■ EXERCISE AIM
Write out the full listing exactly as given, minus the images.

■ SUPPLIED INFORMATION
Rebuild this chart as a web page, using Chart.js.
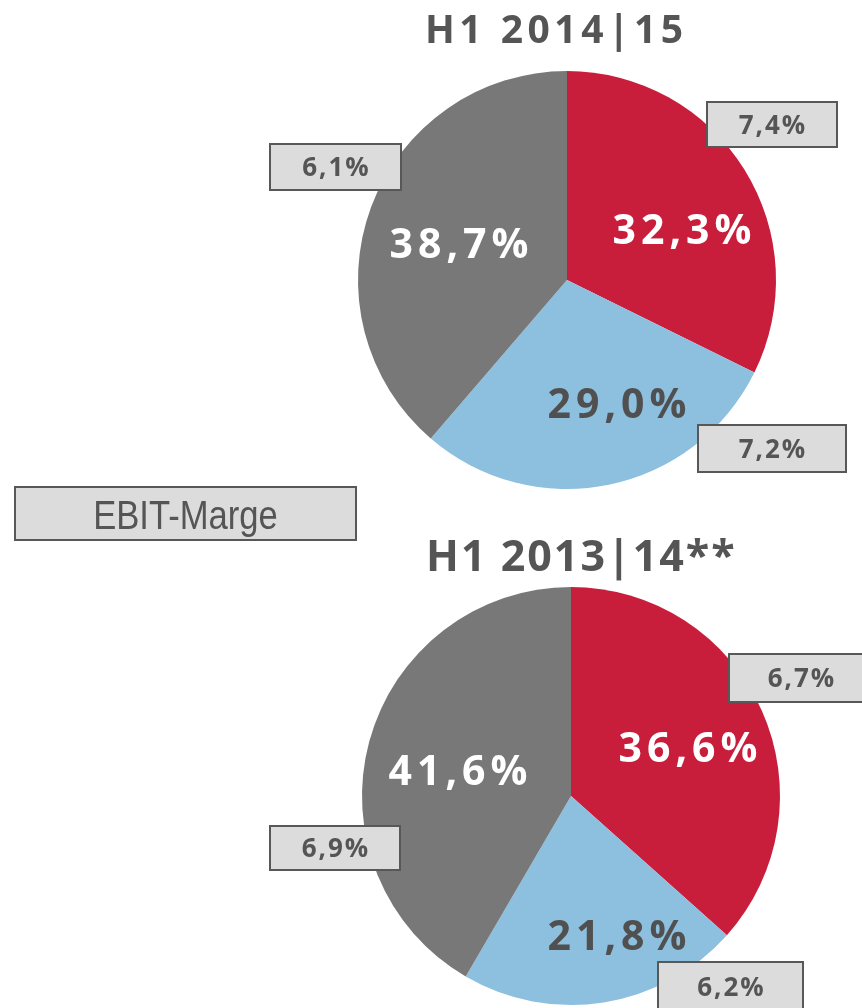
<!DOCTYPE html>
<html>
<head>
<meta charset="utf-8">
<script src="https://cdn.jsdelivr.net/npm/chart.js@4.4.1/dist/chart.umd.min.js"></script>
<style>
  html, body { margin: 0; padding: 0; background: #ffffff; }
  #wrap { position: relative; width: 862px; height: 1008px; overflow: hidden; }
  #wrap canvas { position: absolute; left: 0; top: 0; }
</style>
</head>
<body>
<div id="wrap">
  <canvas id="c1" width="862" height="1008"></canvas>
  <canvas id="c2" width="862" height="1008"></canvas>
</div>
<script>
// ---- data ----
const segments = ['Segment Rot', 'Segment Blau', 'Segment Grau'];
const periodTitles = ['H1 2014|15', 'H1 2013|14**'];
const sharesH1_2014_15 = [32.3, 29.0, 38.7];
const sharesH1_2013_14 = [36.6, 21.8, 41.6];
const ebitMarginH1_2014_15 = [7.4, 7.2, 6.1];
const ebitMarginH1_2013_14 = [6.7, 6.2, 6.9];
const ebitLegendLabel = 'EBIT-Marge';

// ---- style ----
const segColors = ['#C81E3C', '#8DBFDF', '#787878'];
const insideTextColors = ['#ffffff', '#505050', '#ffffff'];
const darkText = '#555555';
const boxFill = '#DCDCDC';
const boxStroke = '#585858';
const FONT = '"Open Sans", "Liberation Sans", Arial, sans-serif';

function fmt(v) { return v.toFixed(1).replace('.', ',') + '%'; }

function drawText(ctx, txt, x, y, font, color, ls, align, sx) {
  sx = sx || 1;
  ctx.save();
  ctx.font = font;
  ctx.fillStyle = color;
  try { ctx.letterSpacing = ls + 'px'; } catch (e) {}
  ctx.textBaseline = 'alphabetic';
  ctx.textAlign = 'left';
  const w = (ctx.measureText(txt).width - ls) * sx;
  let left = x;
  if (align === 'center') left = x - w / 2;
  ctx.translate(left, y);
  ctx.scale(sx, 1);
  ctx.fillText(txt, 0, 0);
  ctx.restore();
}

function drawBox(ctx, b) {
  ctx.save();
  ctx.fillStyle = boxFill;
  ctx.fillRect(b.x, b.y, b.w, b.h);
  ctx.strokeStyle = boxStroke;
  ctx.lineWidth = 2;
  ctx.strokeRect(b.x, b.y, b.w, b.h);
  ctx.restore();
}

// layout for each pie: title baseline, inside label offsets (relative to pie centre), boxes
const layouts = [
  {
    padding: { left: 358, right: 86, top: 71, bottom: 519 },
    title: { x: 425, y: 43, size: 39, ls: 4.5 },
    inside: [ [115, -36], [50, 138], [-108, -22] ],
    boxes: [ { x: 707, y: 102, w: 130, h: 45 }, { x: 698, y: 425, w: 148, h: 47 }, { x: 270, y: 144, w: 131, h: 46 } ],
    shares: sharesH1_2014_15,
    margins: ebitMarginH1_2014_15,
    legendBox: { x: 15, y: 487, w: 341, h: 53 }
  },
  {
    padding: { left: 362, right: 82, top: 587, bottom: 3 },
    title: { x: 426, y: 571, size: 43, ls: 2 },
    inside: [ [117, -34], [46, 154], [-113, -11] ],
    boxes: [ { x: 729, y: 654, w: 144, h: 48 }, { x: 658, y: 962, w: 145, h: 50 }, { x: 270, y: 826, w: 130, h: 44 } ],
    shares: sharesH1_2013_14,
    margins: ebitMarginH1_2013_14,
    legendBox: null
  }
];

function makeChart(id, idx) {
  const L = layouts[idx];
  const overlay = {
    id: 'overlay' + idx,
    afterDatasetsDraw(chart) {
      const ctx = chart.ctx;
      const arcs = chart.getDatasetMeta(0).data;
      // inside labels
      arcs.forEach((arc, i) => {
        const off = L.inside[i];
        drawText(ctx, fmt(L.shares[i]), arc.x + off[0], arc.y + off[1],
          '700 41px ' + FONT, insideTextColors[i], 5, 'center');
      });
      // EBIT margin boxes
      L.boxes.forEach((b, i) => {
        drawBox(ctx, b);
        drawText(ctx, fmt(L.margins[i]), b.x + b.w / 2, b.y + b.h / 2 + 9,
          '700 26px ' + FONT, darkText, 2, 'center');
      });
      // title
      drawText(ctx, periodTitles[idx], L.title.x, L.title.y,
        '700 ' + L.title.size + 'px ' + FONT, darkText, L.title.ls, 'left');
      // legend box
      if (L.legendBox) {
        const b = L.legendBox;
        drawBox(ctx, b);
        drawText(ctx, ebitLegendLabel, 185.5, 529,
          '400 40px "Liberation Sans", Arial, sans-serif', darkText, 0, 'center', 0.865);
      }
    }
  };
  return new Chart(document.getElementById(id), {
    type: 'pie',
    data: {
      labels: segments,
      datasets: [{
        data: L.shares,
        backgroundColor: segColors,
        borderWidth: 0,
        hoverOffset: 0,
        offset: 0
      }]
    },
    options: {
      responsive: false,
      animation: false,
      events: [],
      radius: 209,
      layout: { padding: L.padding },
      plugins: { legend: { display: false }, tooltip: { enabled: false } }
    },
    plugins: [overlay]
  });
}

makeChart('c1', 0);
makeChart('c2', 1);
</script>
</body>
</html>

■ TASK ANSWER
Rebuild this chart as a web page, using Chart.js.
<!DOCTYPE html>
<html>
<head>
<meta charset="utf-8">
<script src="https://cdn.jsdelivr.net/npm/chart.js@4.4.1/dist/chart.umd.min.js"></script>
<style>
  html, body { margin: 0; padding: 0; background: #ffffff; }
  #wrap { position: relative; width: 862px; height: 1008px; overflow: hidden; }
  #wrap canvas { position: absolute; left: 0; top: 0; }
</style>
</head>
<body>
<div id="wrap">
  <canvas id="c1" width="862" height="1008"></canvas>
  <canvas id="c2" width="862" height="1008"></canvas>
</div>
<script>
// ---- data ----
const segments = ['Segment Rot', 'Segment Blau', 'Segment Grau'];
const periodTitles = ['H1 2014|15', 'H1 2013|14**'];
const sharesH1_2014_15 = [32.3, 29.0, 38.7];
const sharesH1_2013_14 = [36.6, 21.8, 41.6];
const ebitMarginH1_2014_15 = [7.4, 7.2, 6.1];
const ebitMarginH1_2013_14 = [6.7, 6.2, 6.9];
const ebitLegendLabel = 'EBIT-Marge';

// ---- style ----
const segColors = ['#C81E3C', '#8DBFDF', '#787878'];
const insideTextColors = ['#ffffff', '#505050', '#ffffff'];
const darkText = '#555555';
const boxFill = '#DCDCDC';
const boxStroke = '#585858';
const FONT = '"Open Sans", "Liberation Sans", Arial, sans-serif';

function fmt(v) { return v.toFixed(1).replace('.', ',') + '%'; }

function drawText(ctx, txt, x, y, font, color, ls, align, sx) {
  sx = sx || 1;
  ctx.save();
  ctx.font = font;
  ctx.fillStyle = color;
  try { ctx.letterSpacing = ls + 'px'; } catch (e) {}
  ctx.textBaseline = 'alphabetic';
  ctx.textAlign = 'left';
  const w = (ctx.measureText(txt).width - ls) * sx;
  let left = x;
  if (align === 'center') left = x - w / 2;
  ctx.translate(left, y);
  ctx.scale(sx, 1);
  ctx.fillText(txt, 0, 0);
  ctx.restore();
}

function drawBox(ctx, b) {
  ctx.save();
  ctx.fillStyle = boxFill;
  ctx.fillRect(b.x, b.y, b.w, b.h);
  ctx.strokeStyle = boxStroke;
  ctx.lineWidth = 2;
  ctx.strokeRect(b.x, b.y, b.w, b.h);
  ctx.restore();
}

// layout for each pie: title baseline, inside label offsets (relative to pie centre), boxes
const layouts = [
  {
    padding: { left: 358, right: 86, top: 71, bottom: 519 },
    title: { x: 425, y: 43, size: 39, ls: 4.5 },
    inside: [ [115, -36], [50, 138], [-108, -22] ],
    boxes: [ { x: 707, y: 102, w: 130, h: 45 }, { x: 698, y: 425, w: 148, h: 47 }, { x: 270, y: 144, w: 131, h: 46 } ],
    shares: sharesH1_2014_15,
    margins: ebitMarginH1_2014_15,
    legendBox: { x: 15, y: 487, w: 341, h: 53 }
  },
  {
    padding: { left: 362, right: 82, top: 587, bottom: 3 },
    title: { x: 426, y: 571, size: 43, ls: 2 },
    inside: [ [117, -34], [46, 154], [-113, -11] ],
    boxes: [ { x: 729, y: 654, w: 144, h: 48 }, { x: 658, y: 962, w: 145, h: 50 }, { x: 270, y: 826, w: 130, h: 44 } ],
    shares: sharesH1_2013_14,
    margins: ebitMarginH1_2013_14,
    legendBox: null
  }
];

function makeChart(id, idx) {
  const L = layouts[idx];
  const overlay = {
    id: 'overlay' + idx,
    afterDatasetsDraw(chart) {
      const ctx = chart.ctx;
      const arcs = chart.getDatasetMeta(0).data;
      // inside labels
      arcs.forEach((arc, i) => {
        const off = L.inside[i];
        drawText(ctx, fmt(L.shares[i]), arc.x + off[0], arc.y + off[1],
          '700 41px ' + FONT, insideTextColors[i], 5, 'center');
      });
      // EBIT margin boxes
      L.boxes.forEach((b, i) => {
        drawBox(ctx, b);
        drawText(ctx, fmt(L.margins[i]), b.x + b.w / 2, b.y + b.h / 2 + 9,
          '700 26px ' + FONT, darkText, 2, 'center');
      });
      // title
      drawText(ctx, periodTitles[idx], L.title.x, L.title.y,
        '700 ' + L.title.size + 'px ' + FONT, darkText, L.title.ls, 'left');
      // legend box
      if (L.legendBox) {
        const b = L.legendBox;
        drawBox(ctx, b);
        drawText(ctx, ebitLegendLabel, 185.5, 529,
          '400 40px "Liberation Sans", Arial, sans-serif', darkText, 0, 'center', 0.865);
      }
    }
  };
  return new Chart(document.getElementById(id), {
    type: 'pie',
    data: {
      labels: segments,
      datasets: [{
        data: L.shares,
        backgroundColor: segColors,
        borderWidth: 0,
        hoverOffset: 0,
        offset: 0
      }]
    },
    options: {
      responsive: false,
      animation: false,
      events: [],
      radius: 209,
      layout: { padding: L.padding },
      plugins: { legend: { display: false }, tooltip: { enabled: false } }
    },
    plugins: [overlay]
  });
}

makeChart('c1', 0);
makeChart('c2', 1);
</script>
</body>
</html>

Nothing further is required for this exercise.